-- Begin --

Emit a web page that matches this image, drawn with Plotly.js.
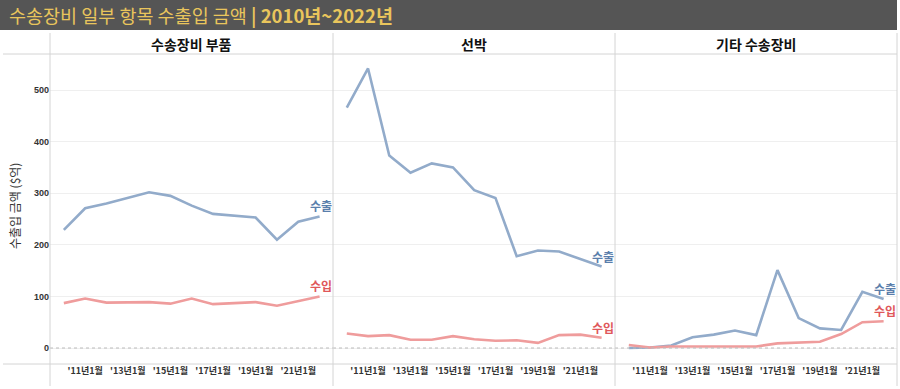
<!DOCTYPE html>
<html>
<head>
<meta charset="utf-8">
<script src="https://cdn.plot.ly/plotly-3.0.1.min.js"></script>
<style>html,body{margin:0;padding:0;background:#fff}#chart{width:900px;height:389px}</style>
</head>
<body>
<div id="chart"></div>
<script>
const years = [2010,2011,2012,2013,2014,2015,2016,2017,2018,2019,2020,2021,2022];
const panels = ["수송장비 부품", "선박", "기타 수송장비"];
const tickYears = [2011,2013,2015,2017,2019,2021];
const tickLabels = ["'11년1월","'13년1월","'15년1월","'17년1월","'19년1월","'21년1월"];
const partsExport = [229,271,280,291,302,295,276,260,256,253,210,245,255];
const partsImport = [87,96,88,88,89,86,96,85,87,89,82,91,100];
const shipExport = [466,542,373,340,358,350,306,291,178,189,187,172,158];
const shipImport = [28,23,25,16,16,23,17,14,15,10,25,26,20];
const otherExport = [0,1,5,21,26,34,25,151,58,38,35,109,95];
const otherImport = [6,1,3,3,4,3,3,9,10,12,27,50,52];
const seriesNames = ["수출", "수입"];

const exportLine = "#92abca", importLine = "#ef9c9c";
const exportText = "#5a7eab", importText = "#e0575a";
const W = 900, H = 389, L = 50, R = 3, T = 54, B = 25;
const pw = W - L - R, ph = H - T - B;
const px = x => (x - L) / pw;
const py = y => (H - B - y) / ph;

const data = [];
const exportsArr = [partsExport, shipExport, otherExport];
const importsArr = [partsImport, shipImport, otherImport];
const ax = ["", "2", "3"];
for (let i = 0; i < 3; i++) {
  data.push({x: years, y: exportsArr[i], type: "scatter", mode: "lines", name: seriesNames[0],
    xaxis: "x" + ax[i], yaxis: "y" + ax[i], line: {color: exportLine, width: 2.6}, hoverinfo: "x+y"});
  data.push({x: years, y: importsArr[i], type: "scatter", mode: "lines", name: seriesNames[1],
    xaxis: "x" + ax[i], yaxis: "y" + ax[i], line: {color: importLine, width: 2.6}, hoverinfo: "x+y"});
}

const bounds = [[50, 333], [333, 615], [615, 897]];
const layout = {
  width: W, height: H, showlegend: false,
  margin: {l: L, r: R, t: T, b: B},
  paper_bgcolor: "#fff", plot_bgcolor: "#fff",
  font: {family: "'Noto Sans CJK KR', 'Noto Sans', sans-serif", color: "#333"},
  shapes: [], annotations: []
};
for (let i = 0; i < 3; i++) {
  const xa = {
    domain: [px(bounds[i][0]), px(bounds[i][1])],
    range: [2009.35, 2022.63],
    tickmode: "array", tickvals: tickYears, ticktext: tickLabels,
    tickfont: {size: 9, color: "#333", family: "'Noto Sans CJK KR', sans-serif", weight: "bold"},
    showgrid: false, zeroline: false, showline: false, ticks: "", fixedrange: true
  };
  const ya = {
    domain: [0, 1], range: [-31, 570],
    tickvals: [0,100,200,300,400,500],
    showticklabels: i === 0,
    tickfont: {size: 9, color: "#333", family: "Arial, 'Liberation Sans', sans-serif", weight: "bold"},
    showgrid: true, gridcolor: "#efefef", gridwidth: 1,
    zeroline: false, showline: false, ticks: "", fixedrange: true,
    anchor: "x" + ax[i]
  };
  layout["xaxis" + ax[i]] = Object.assign(xa, {anchor: "y" + ax[i]});
  layout["yaxis" + ax[i]] = ya;
  layout.shapes.push({type: "line", xref: "x" + ax[i] + " domain", yref: "y" + ax[i],
    x0: 0, x1: 1, y0: 0, y1: 0, line: {color: "#bbbbbb", width: 1, dash: "dot"}});
  layout.annotations.push({text: "<b>" + panels[i] + "</b>", xref: "paper", yref: "paper",
    x: px((bounds[i][0] + bounds[i][1]) / 2), y: py(44), xanchor: "center", yanchor: "middle",
    showarrow: false, font: {size: 14, color: "#111"}});
  const n = years.length - 1;
  layout.annotations.push({text: "<b>" + seriesNames[0] + "</b>", xref: "x" + ax[i], yref: "y" + ax[i],
    x: years[n], y: exportsArr[i][n], xanchor: "center", yanchor: "bottom", yshift: 0, xshift: 1,
    showarrow: false, font: {size: 12, color: exportText}});
  layout.annotations.push({text: "<b>" + seriesNames[1] + "</b>", xref: "x" + ax[i], yref: "y" + ax[i],
    x: years[n], y: importsArr[i][n], xanchor: "center", yanchor: "bottom", yshift: 0, xshift: 1,
    showarrow: false, font: {size: 12, color: importText}});
}
layout.shapes.push({type: "rect", xref: "paper", yref: "paper", x0: px(0), x1: px(897), y0: py(30), y1: py(0),
  fillcolor: "#555555", line: {width: 0}, layer: "below"});
layout.annotations.push({text: "수송장비 일부 항목 수출입 금액 <b>| 2010년~2022년</b>", xref: "paper", yref: "paper",
  x: px(7), y: py(15), xanchor: "left", yanchor: "middle", showarrow: false,
  font: {size: 18.5, color: "#e9c55c"}});
const lineCol = "#d4d4d4";
layout.shapes.push({type: "line", xref: "paper", yref: "paper", x0: px(3), x1: px(897), y0: py(54), y1: py(54), line: {color: lineCol, width: 1}});
layout.shapes.push({type: "line", xref: "paper", yref: "paper", x0: px(3), x1: px(897), y0: py(364), y1: py(364), line: {color: lineCol, width: 1}});
[50, 333, 615, 897].forEach(xp => {
  layout.shapes.push({type: "line", xref: "paper", yref: "paper", x0: px(xp), x1: px(xp), y0: py(33), y1: py(386), line: {color: lineCol, width: 1}});
});
layout.annotations.push({text: "수출입 금액 ($억)", xref: "paper", yref: "paper", x: px(14), y: py(206),
  xanchor: "center", yanchor: "middle", textangle: -90, showarrow: false, font: {size: 12, color: "#333"}});

Plotly.newPlot("chart", data, layout, {staticPlot: true, displayModeBar: false});
</script>
</body>
</html>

-- End --

Problem statement: Without including any picture, repeat the data exactly.

Exercise response:
Emit a web page that matches this image, drawn with Plotly.js.
<!DOCTYPE html>
<html>
<head>
<meta charset="utf-8">
<script src="https://cdn.plot.ly/plotly-3.0.1.min.js"></script>
<style>html,body{margin:0;padding:0;background:#fff}#chart{width:900px;height:389px}</style>
</head>
<body>
<div id="chart"></div>
<script>
const years = [2010,2011,2012,2013,2014,2015,2016,2017,2018,2019,2020,2021,2022];
const panels = ["수송장비 부품", "선박", "기타 수송장비"];
const tickYears = [2011,2013,2015,2017,2019,2021];
const tickLabels = ["'11년1월","'13년1월","'15년1월","'17년1월","'19년1월","'21년1월"];
const partsExport = [229,271,280,291,302,295,276,260,256,253,210,245,255];
const partsImport = [87,96,88,88,89,86,96,85,87,89,82,91,100];
const shipExport = [466,542,373,340,358,350,306,291,178,189,187,172,158];
const shipImport = [28,23,25,16,16,23,17,14,15,10,25,26,20];
const otherExport = [0,1,5,21,26,34,25,151,58,38,35,109,95];
const otherImport = [6,1,3,3,4,3,3,9,10,12,27,50,52];
const seriesNames = ["수출", "수입"];

const exportLine = "#92abca", importLine = "#ef9c9c";
const exportText = "#5a7eab", importText = "#e0575a";
const W = 900, H = 389, L = 50, R = 3, T = 54, B = 25;
const pw = W - L - R, ph = H - T - B;
const px = x => (x - L) / pw;
const py = y => (H - B - y) / ph;

const data = [];
const exportsArr = [partsExport, shipExport, otherExport];
const importsArr = [partsImport, shipImport, otherImport];
const ax = ["", "2", "3"];
for (let i = 0; i < 3; i++) {
  data.push({x: years, y: exportsArr[i], type: "scatter", mode: "lines", name: seriesNames[0],
    xaxis: "x" + ax[i], yaxis: "y" + ax[i], line: {color: exportLine, width: 2.6}, hoverinfo: "x+y"});
  data.push({x: years, y: importsArr[i], type: "scatter", mode: "lines", name: seriesNames[1],
    xaxis: "x" + ax[i], yaxis: "y" + ax[i], line: {color: importLine, width: 2.6}, hoverinfo: "x+y"});
}

const bounds = [[50, 333], [333, 615], [615, 897]];
const layout = {
  width: W, height: H, showlegend: false,
  margin: {l: L, r: R, t: T, b: B},
  paper_bgcolor: "#fff", plot_bgcolor: "#fff",
  font: {family: "'Noto Sans CJK KR', 'Noto Sans', sans-serif", color: "#333"},
  shapes: [], annotations: []
};
for (let i = 0; i < 3; i++) {
  const xa = {
    domain: [px(bounds[i][0]), px(bounds[i][1])],
    range: [2009.35, 2022.63],
    tickmode: "array", tickvals: tickYears, ticktext: tickLabels,
    tickfont: {size: 9, color: "#333", family: "'Noto Sans CJK KR', sans-serif", weight: "bold"},
    showgrid: false, zeroline: false, showline: false, ticks: "", fixedrange: true
  };
  const ya = {
    domain: [0, 1], range: [-31, 570],
    tickvals: [0,100,200,300,400,500],
    showticklabels: i === 0,
    tickfont: {size: 9, color: "#333", family: "Arial, 'Liberation Sans', sans-serif", weight: "bold"},
    showgrid: true, gridcolor: "#efefef", gridwidth: 1,
    zeroline: false, showline: false, ticks: "", fixedrange: true,
    anchor: "x" + ax[i]
  };
  layout["xaxis" + ax[i]] = Object.assign(xa, {anchor: "y" + ax[i]});
  layout["yaxis" + ax[i]] = ya;
  layout.shapes.push({type: "line", xref: "x" + ax[i] + " domain", yref: "y" + ax[i],
    x0: 0, x1: 1, y0: 0, y1: 0, line: {color: "#bbbbbb", width: 1, dash: "dot"}});
  layout.annotations.push({text: "<b>" + panels[i] + "</b>", xref: "paper", yref: "paper",
    x: px((bounds[i][0] + bounds[i][1]) / 2), y: py(44), xanchor: "center", yanchor: "middle",
    showarrow: false, font: {size: 14, color: "#111"}});
  const n = years.length - 1;
  layout.annotations.push({text: "<b>" + seriesNames[0] + "</b>", xref: "x" + ax[i], yref: "y" + ax[i],
    x: years[n], y: exportsArr[i][n], xanchor: "center", yanchor: "bottom", yshift: 0, xshift: 1,
    showarrow: false, font: {size: 12, color: exportText}});
  layout.annotations.push({text: "<b>" + seriesNames[1] + "</b>", xref: "x" + ax[i], yref: "y" + ax[i],
    x: years[n], y: importsArr[i][n], xanchor: "center", yanchor: "bottom", yshift: 0, xshift: 1,
    showarrow: false, font: {size: 12, color: importText}});
}
layout.shapes.push({type: "rect", xref: "paper", yref: "paper", x0: px(0), x1: px(897), y0: py(30), y1: py(0),
  fillcolor: "#555555", line: {width: 0}, layer: "below"});
layout.annotations.push({text: "수송장비 일부 항목 수출입 금액 <b>| 2010년~2022년</b>", xref: "paper", yref: "paper",
  x: px(7), y: py(15), xanchor: "left", yanchor: "middle", showarrow: false,
  font: {size: 18.5, color: "#e9c55c"}});
const lineCol = "#d4d4d4";
layout.shapes.push({type: "line", xref: "paper", yref: "paper", x0: px(3), x1: px(897), y0: py(54), y1: py(54), line: {color: lineCol, width: 1}});
layout.shapes.push({type: "line", xref: "paper", yref: "paper", x0: px(3), x1: px(897), y0: py(364), y1: py(364), line: {color: lineCol, width: 1}});
[50, 333, 615, 897].forEach(xp => {
  layout.shapes.push({type: "line", xref: "paper", yref: "paper", x0: px(xp), x1: px(xp), y0: py(33), y1: py(386), line: {color: lineCol, width: 1}});
});
layout.annotations.push({text: "수출입 금액 ($억)", xref: "paper", yref: "paper", x: px(14), y: py(206),
  xanchor: "center", yanchor: "middle", textangle: -90, showarrow: false, font: {size: 12, color: "#333"}});

Plotly.newPlot("chart", data, layout, {staticPlot: true, displayModeBar: false});
</script>
</body>
</html>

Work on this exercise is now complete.